◆ TASK PROMPT ◆
Skip all pictures, then print the remaining material exactly.

◆ DATASET EXTRACT ◆
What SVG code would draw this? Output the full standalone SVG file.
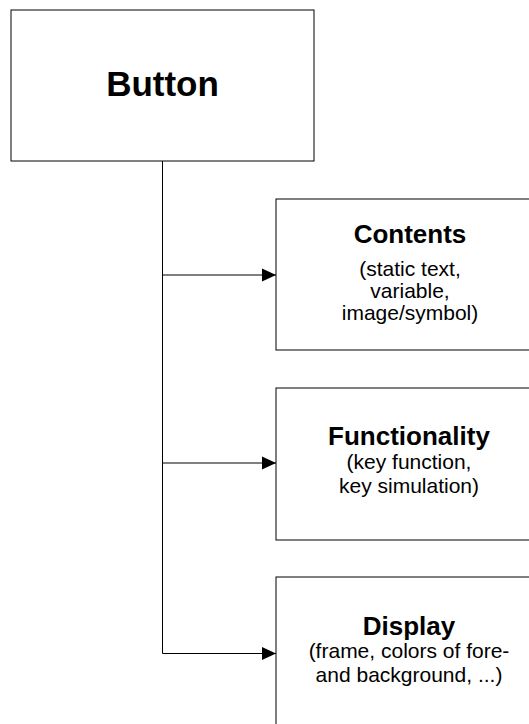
<svg xmlns="http://www.w3.org/2000/svg" width="529" height="724" viewBox="0 0 529 724">
<style>
.box{fill:#fff;stroke:#000;stroke-width:1}
.t{font-family:"Liberation Sans",Arial,sans-serif;text-anchor:middle;fill:#000}
.b{font-weight:bold;font-size:26px}
.s{font-size:21px}
.c{fill:none;stroke:#000;stroke-width:1}
</style>
<defs>
<marker id="ah" markerWidth="14" markerHeight="14" viewBox="0 0 14 14" refX="14" refY="7" orient="auto" markerUnits="userSpaceOnUse">
<path d="M0,0.5 L14,7 L0,13.5 Z" fill="#000"/>
</marker>
</defs>
<rect width="529" height="724" fill="#fff"/>
<g id="button">
<rect class="box" x="11" y="10" width="303" height="151"/>
<text class="t" x="162.5" y="96" font-size="35" font-weight="bold">Button</text>
</g>
<g id="contents">
<rect class="box" x="276" y="199" width="268" height="151"/>
<text class="t b" x="410" y="243">Contents</text>
<text class="t s" x="410" y="276">(static text,</text>
<text class="t s" x="410" y="298">variable,</text>
<text class="t s" x="410" y="320">image/symbol)</text>
</g>
<g id="functionality">
<rect class="box" x="276" y="388" width="268" height="152"/>
<text class="t b" x="409" y="445">Functionality</text>
<text class="t s" x="409" y="469">(key function,</text>
<text class="t s" x="409" y="493">key simulation)</text>
</g>
<g id="display">
<rect class="box" x="276" y="577" width="268" height="152"/>
<text class="t b" x="409" y="635">Display</text>
<text class="t s" x="409" y="658">(frame, colors of fore-</text>
<text class="t s" x="409" y="682">and background, ...)</text>
</g>
<g id="connectors">
<path class="c" d="M162.5,161 V653.5 H276" marker-end="url(#ah)"/>
<path class="c" d="M162.5,275 H276" marker-end="url(#ah)"/>
<path class="c" d="M162.5,463 H276" marker-end="url(#ah)"/>
</g>
</svg>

◆ OUTPUT FOR THIS EXERCISE ◆
What SVG code would draw this? Output the full standalone SVG file.
<svg xmlns="http://www.w3.org/2000/svg" width="529" height="724" viewBox="0 0 529 724">
<style>
.box{fill:#fff;stroke:#000;stroke-width:1}
.t{font-family:"Liberation Sans",Arial,sans-serif;text-anchor:middle;fill:#000}
.b{font-weight:bold;font-size:26px}
.s{font-size:21px}
.c{fill:none;stroke:#000;stroke-width:1}
</style>
<defs>
<marker id="ah" markerWidth="14" markerHeight="14" viewBox="0 0 14 14" refX="14" refY="7" orient="auto" markerUnits="userSpaceOnUse">
<path d="M0,0.5 L14,7 L0,13.5 Z" fill="#000"/>
</marker>
</defs>
<rect width="529" height="724" fill="#fff"/>
<g id="button">
<rect class="box" x="11" y="10" width="303" height="151"/>
<text class="t" x="162.5" y="96" font-size="35" font-weight="bold">Button</text>
</g>
<g id="contents">
<rect class="box" x="276" y="199" width="268" height="151"/>
<text class="t b" x="410" y="243">Contents</text>
<text class="t s" x="410" y="276">(static text,</text>
<text class="t s" x="410" y="298">variable,</text>
<text class="t s" x="410" y="320">image/symbol)</text>
</g>
<g id="functionality">
<rect class="box" x="276" y="388" width="268" height="152"/>
<text class="t b" x="409" y="445">Functionality</text>
<text class="t s" x="409" y="469">(key function,</text>
<text class="t s" x="409" y="493">key simulation)</text>
</g>
<g id="display">
<rect class="box" x="276" y="577" width="268" height="152"/>
<text class="t b" x="409" y="635">Display</text>
<text class="t s" x="409" y="658">(frame, colors of fore-</text>
<text class="t s" x="409" y="682">and background, ...)</text>
</g>
<g id="connectors">
<path class="c" d="M162.5,161 V653.5 H276" marker-end="url(#ah)"/>
<path class="c" d="M162.5,275 H276" marker-end="url(#ah)"/>
<path class="c" d="M162.5,463 H276" marker-end="url(#ah)"/>
</g>
</svg>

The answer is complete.